Diode
Diode is semiconductor device that allow current flow single direction only (From Anode to Cathode). We can found difference type of diode in market, it design for difference application.
Diode type and Application
Diode - commonly used in rectifier circuit
Schottky diode - switching power supply, switching circuit, as switch in battery charger circuit.
LED (Light Emitting Diode) - indicator
photodiode - sensor
SCR (Silicon Controlled Rectifier) - power control circuit, use as switch
Pin Diode - RF circuit as RF switch
TVS (Transient Voltage Suppression) - circuit protection
Tunnel Diode - microwave circuit
Varicap - use it as voltage control variable capacitor, VCO (Voltage Control Oscillator)
Zener diode - Voltage regulator
Understand diode forward bias and reverse bias
Understand diode rating
This post only focus on normal diode rating, table at below is specification for diode 1N400x series.
Important parameter for diode
Breakdown Voltage (Vr, Vrrm, Vrwm) - the diode can withstand maximum voltage in reverse mode. If reverse voltage is higher than rating value, the diode may damage.
RMS Reverse Voltage (Vr(rms)) - the diode maximum DC reverse voltage. (continues reverse voltage)
Forward Voltage (Vf, Vfm) - the voltage drop across diode in forward mode. The voltage can measure by multimeter.
Non repetitive peak forward surge current (Ifsm) - maximum forward pulse current (Surge Current).
Forward Current (If, Ifm) - the diode maximum DC forward current. (continues forward current).
Peak Reverse Current (Irm) -the diode maximum leakage current in reverse mode. when diode in reverse mode, there may have some leakage current from cathode to anode.
Example:-
For datasheet, we know that, 1N400x series diode forward current is 1A. Formula at below use to find the lowest R that can support by circuit:-
Voltage divider Formula
Vin = Vfm + (Ifm x R)
52V = 1V + (1A x R)
R = (52V - 1V) / 1A
= 51 ohm.
The R value cannot lower than 51ohm, if R lower than 51ohm, the diode may damage.
LED (Light Emitting Diode)
Example:-
Choose resistor for LED.
Base on the circuit on top, the capacitor and series of resistor are connect parallel with LED.We can ignore the capacitor path and series of resistor path, because parallel connection will have same voltage level.
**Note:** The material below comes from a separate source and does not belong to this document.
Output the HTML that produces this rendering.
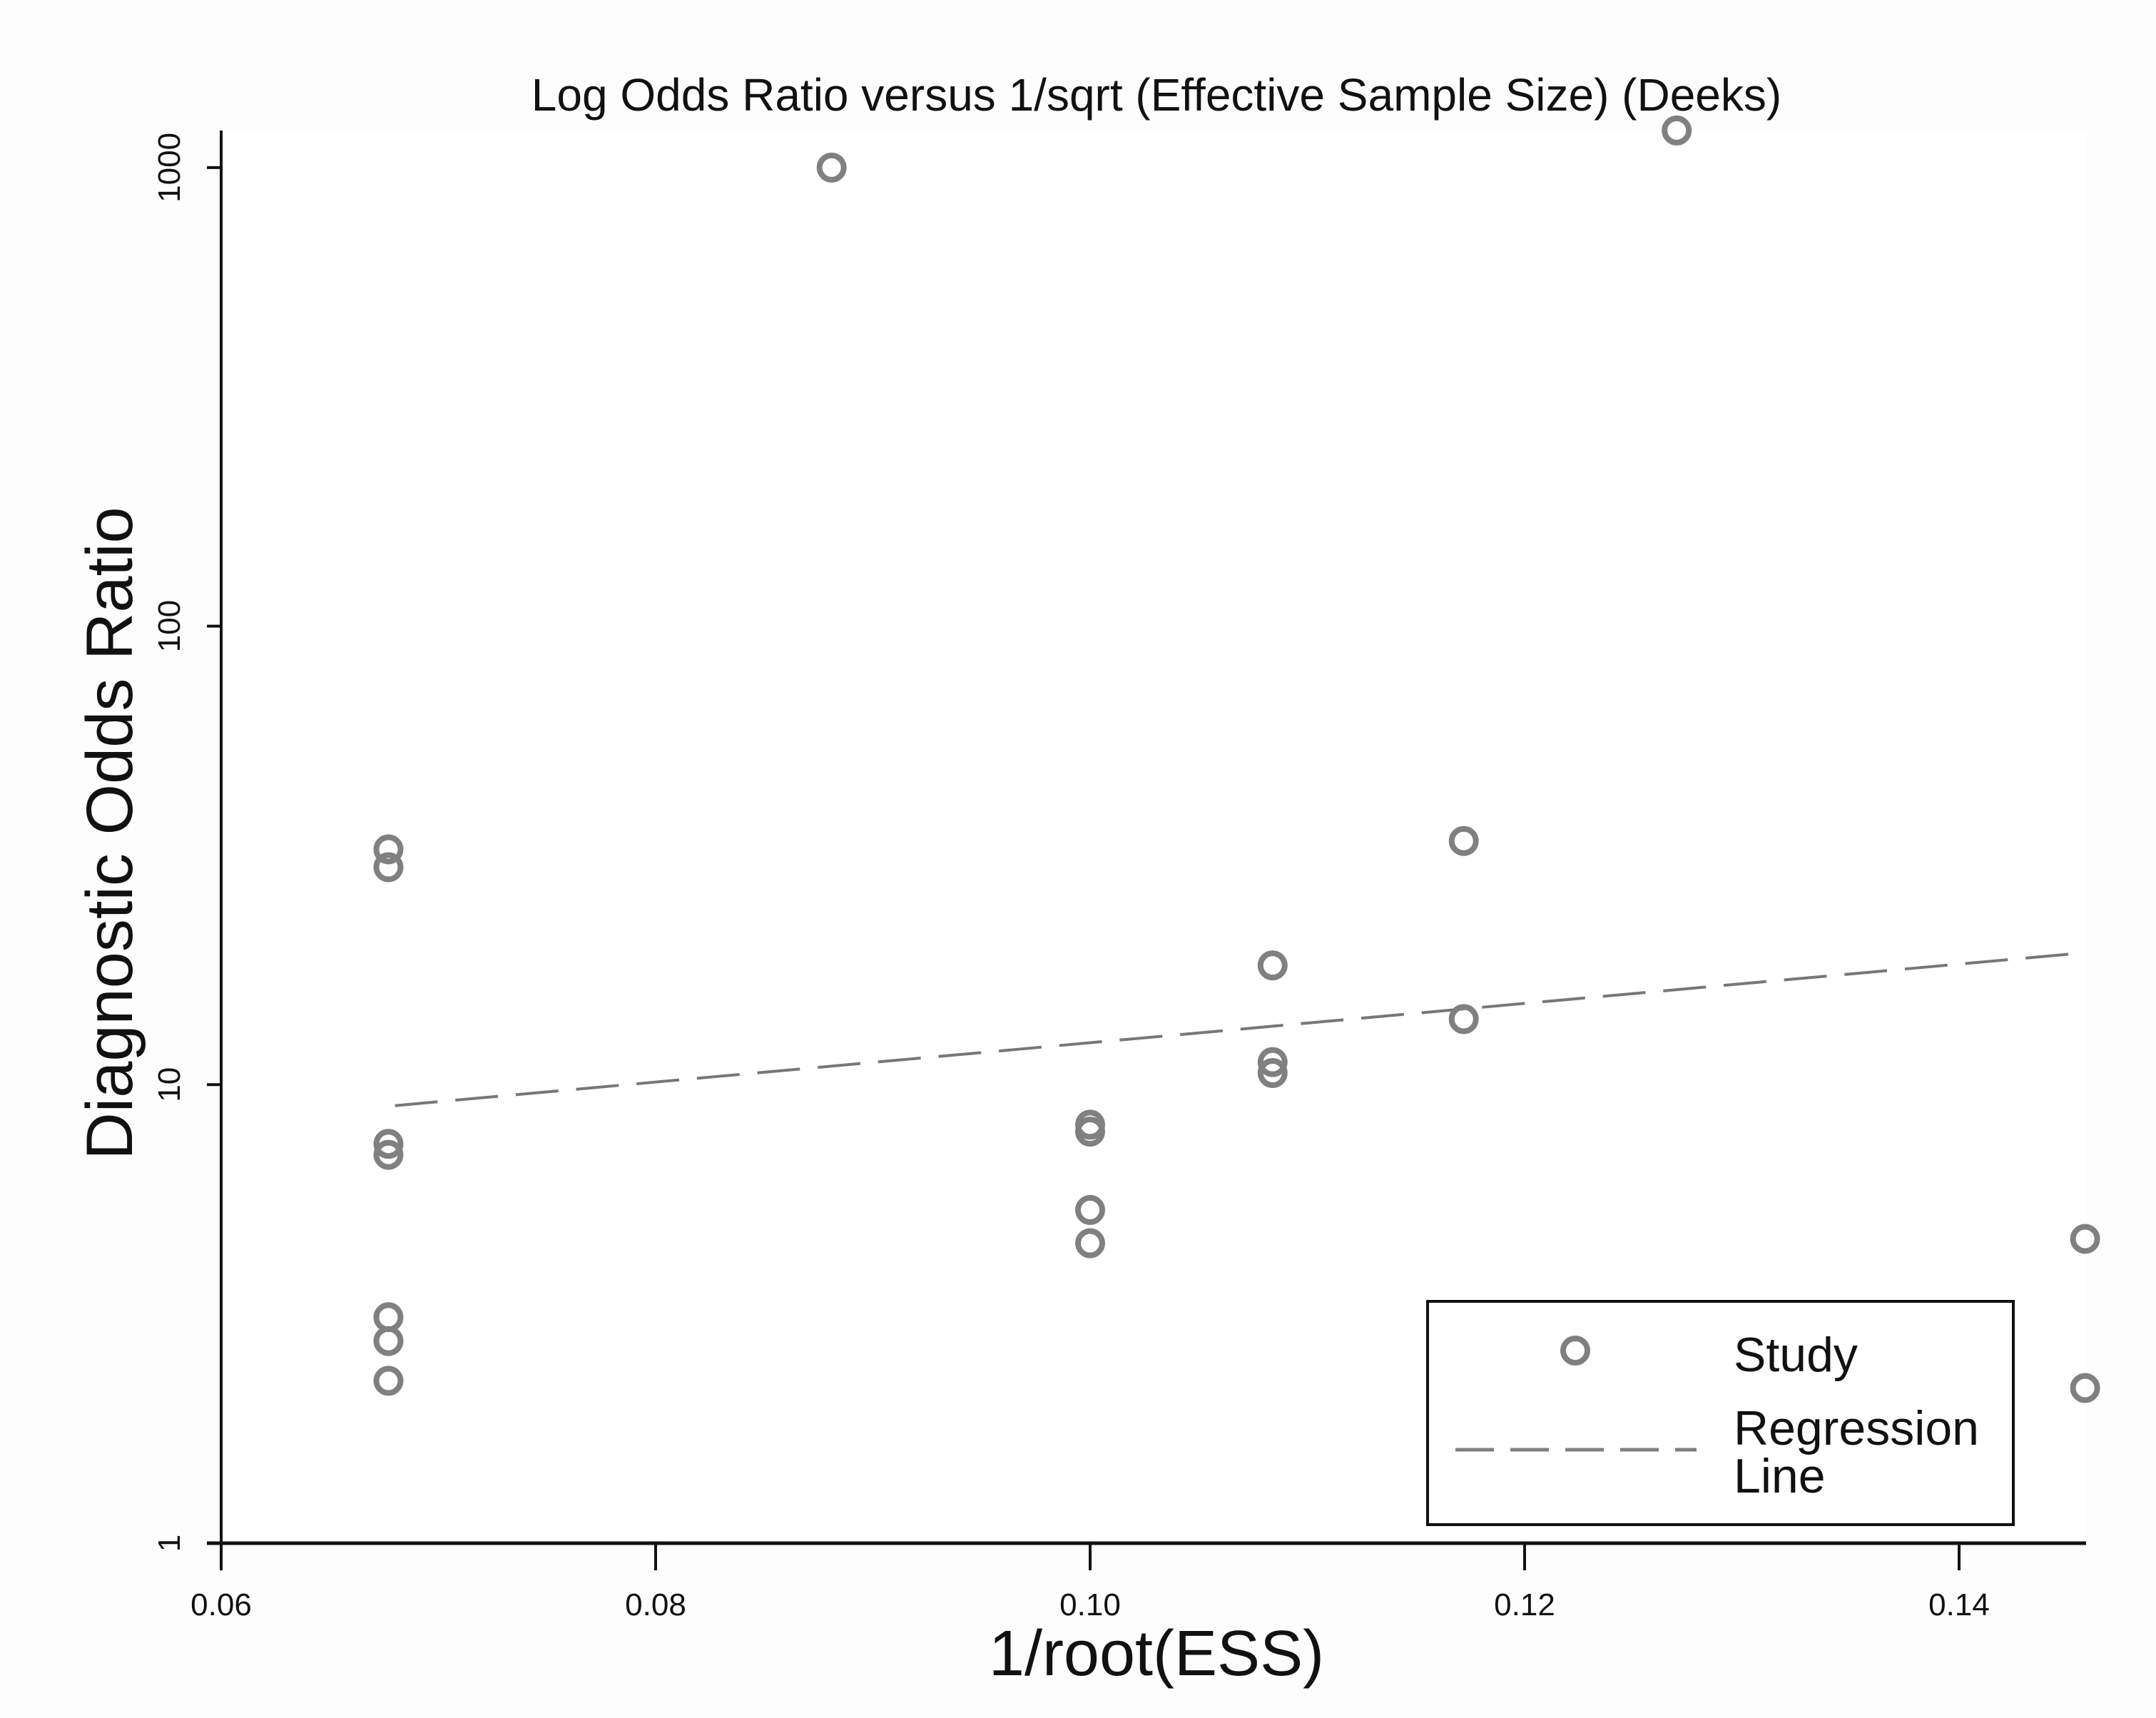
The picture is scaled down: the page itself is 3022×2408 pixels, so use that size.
<!DOCTYPE html>
<html><head><meta charset="utf-8"><style>
html,body{margin:0;padding:0;background:#fdfdfd;}
svg{display:block;font-family:"Liberation Sans",Arial,sans-serif;}
</style></head><body>
<svg id="chart" width="3022" height="2408" viewBox="0 0 3022 2408" xmlns="http://www.w3.org/2000/svg">
<rect x="310" y="183" width="2614" height="1980" fill="#ffffff"/>
<text x="1621" y="155" font-size="64" text-anchor="middle" fill="#111">Log Odds Ratio versus 1/sqrt (Effective Sample Size) (Deeks)</text>
<g id="axes"></g>
<g id="marks"></g>
<text x="1621" y="2348" font-size="90" text-anchor="middle" fill="#111">1/root(ESS)</text>
<text transform="translate(185,1168) rotate(-90)" font-size="92" text-anchor="middle" fill="#111">Diagnostic Odds Ratio</text>
<g>
<rect x="2001" y="1824" width="821" height="313" fill="#fff" stroke="#111" stroke-width="4"/>
<circle cx="2208" cy="1893" r="17" fill="none" stroke="#808080" stroke-width="8"/>
<text x="2430" y="1922" font-size="68" fill="#111">Study</text>
<line x1="2040" y1="2032" x2="2378" y2="2032" stroke="#808080" stroke-width="5" stroke-dasharray="54,23"/>
<text x="2430" y="2025" font-size="68" fill="#111">Regression</text>
<text x="2430" y="2092" font-size="68" fill="#111">Line</text>
</g>
</svg>
<script>
const studyX = [0.0677,0.0677,0.0677,0.0677,0.0677,0.0677,0.0677,0.0881,0.1270,0.1000,0.1000,0.1000,0.1000,0.1084,0.1084,0.1084,0.1172,0.1172,0.1458,0.1458];
const studyDOR = [32.6,29.8,7.43,7.03,3.11,2.76,2.26,1000,1205,8.18,7.9,5.33,4.51,18.2,11.2,10.6,34.0,13.9,4.61,2.18];
const regX = [0.0680,0.1458];
const regDOR = [9.0,19.4];
const xTicks = [0.06,0.08,0.10,0.12,0.14];
const xTickLabels = ["0.06","0.08","0.10","0.12","0.14"];
const yTicks = [1,10,100,1000];
const yTickLabels = ["1","10","100","1000"];

const NS='http://www.w3.org/2000/svg';
const X0=310, XPER=609/0.02, Y1=2163, DEC=642.7;
function sx(v){return X0+(v-0.06)*XPER;}
function sy(v){return Y1-Math.log10(v)*DEC;}
function mk(tag,attrs,parent){const e=document.createElementNS(NS,tag);for(const k in attrs)e.setAttribute(k,attrs[k]);parent.appendChild(e);return e;}
const axes=document.getElementById('axes'), marks=document.getElementById('marks');
let e=mk('line',{x1:X0,y1:183,x2:X0,y2:Y1,stroke:'#111','stroke-width':4},axes);


e=mk('line',{x1:X0-20,y1:Y1,x2:2924,y2:Y1,stroke:'#111','stroke-width':5},axes);


xTicks.forEach((t,i)=>{
  let l=mk('line',{x1:sx(t),y1:Y1,x2:sx(t),y2:Y1+38,stroke:'#111','stroke-width':4},axes);
  
  
  let tx=mk('text',{x:sx(t),y:2264,'font-size':44,'text-anchor':'middle',fill:'#111'},axes);
  tx.textContent=xTickLabels[i];
  
  
});
yTicks.forEach((t,i)=>{
  let l=mk('line',{x1:X0-20,y1:sy(t),x2:X0,y2:sy(t),stroke:'#111','stroke-width':4},axes);
  
  
  let tx=mk('text',{transform:`translate(252,${sy(t)}) rotate(-90)`,'font-size':44,'text-anchor':'middle',fill:'#111'},axes);
  tx.textContent=yTickLabels[i];
  
  
});
let rl=mk('line',{x1:sx(regX[0]),y1:sy(regDOR[0]),x2:sx(regX[1]),y2:sy(regDOR[1]),stroke:'#777','stroke-width':4,'stroke-dasharray':'60,25'},marks);


studyX.forEach((x,i)=>{
  let c=mk('circle',{cx:sx(x),cy:sy(studyDOR[i]),r:17,fill:'none',stroke:'#808080','stroke-width':8},marks);
  
  
});
</script>
</body></html>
Just assume, the input voltage is 5V, diode forward voltage = 2.2V Find the suitable R value.
Rule of thumb
The LED forward current is around 5mA to 10mA. The forward current is parameter that control LED brightness. |
Voltage divider Formula
Vinput = Vled + (If x R)
5V = 2.2V + (5mA x R)
R = (5V - 2.2V) / 5mA
R = 560 ohm
Find R power:-
P = VI
= I²R
= (5mA)² x 560
= 0.014W
can use any resistor more then 0.014W.
Diode Zener
The diode zener package it look like normal diode. It forward voltage is around 0.7V (it close to normal diode), but it have difference reverse voltage value compare to normal diode.
Diode zener reverse voltage is low compare to normal diode.
Example 1
Input voltage =10V
diode zener voltage = 5.1V
Vref current = 10mA (target)
Find the R value, R power, diode zener power
1. The diode zener can regulate the voltage only, the current is control by R.
Just assume current flow throw diode zener is 1mA and 10mA through Vref path.
Total 11mA will flow throw R.
Voltage divider Formula
Vinput = Vzener + ((Iref + Iz) x R)
10V = 5.1V + ((1mA + 10mA) x R)
R = (10V - 5.1V) / (11mA)
= 445 ohm
≈ 430 ohm
2. R power
Find current across R
Voltage divider Formula
Vinput = Vzener + ((Ir) x R)
10V = 5.1V + (Ir x 430)
Ir = (10V - 5.1V) /430 ohm
= 11.4mA
P = Ir² x R
= (11.4mA)² x 430 ohm
= 0.056W
3. Just assume, Vref open circuit. all current will flow across the diode zener.
The diode zener power will be:-
P = VI
= 5.1V x 11.4mA
= 0.05814 W (min)
4. The Vref = diode zener votlage = 5.1V
Example 2
Find the Vref voltage. if input voltage is 11V.
1. The Vref = Vinput - Vzener
= 11V - 5.1V
= 5.9V
2. Power for diode zener
Itotal = Iz = Ir + Iref
Pz = Iz x Vz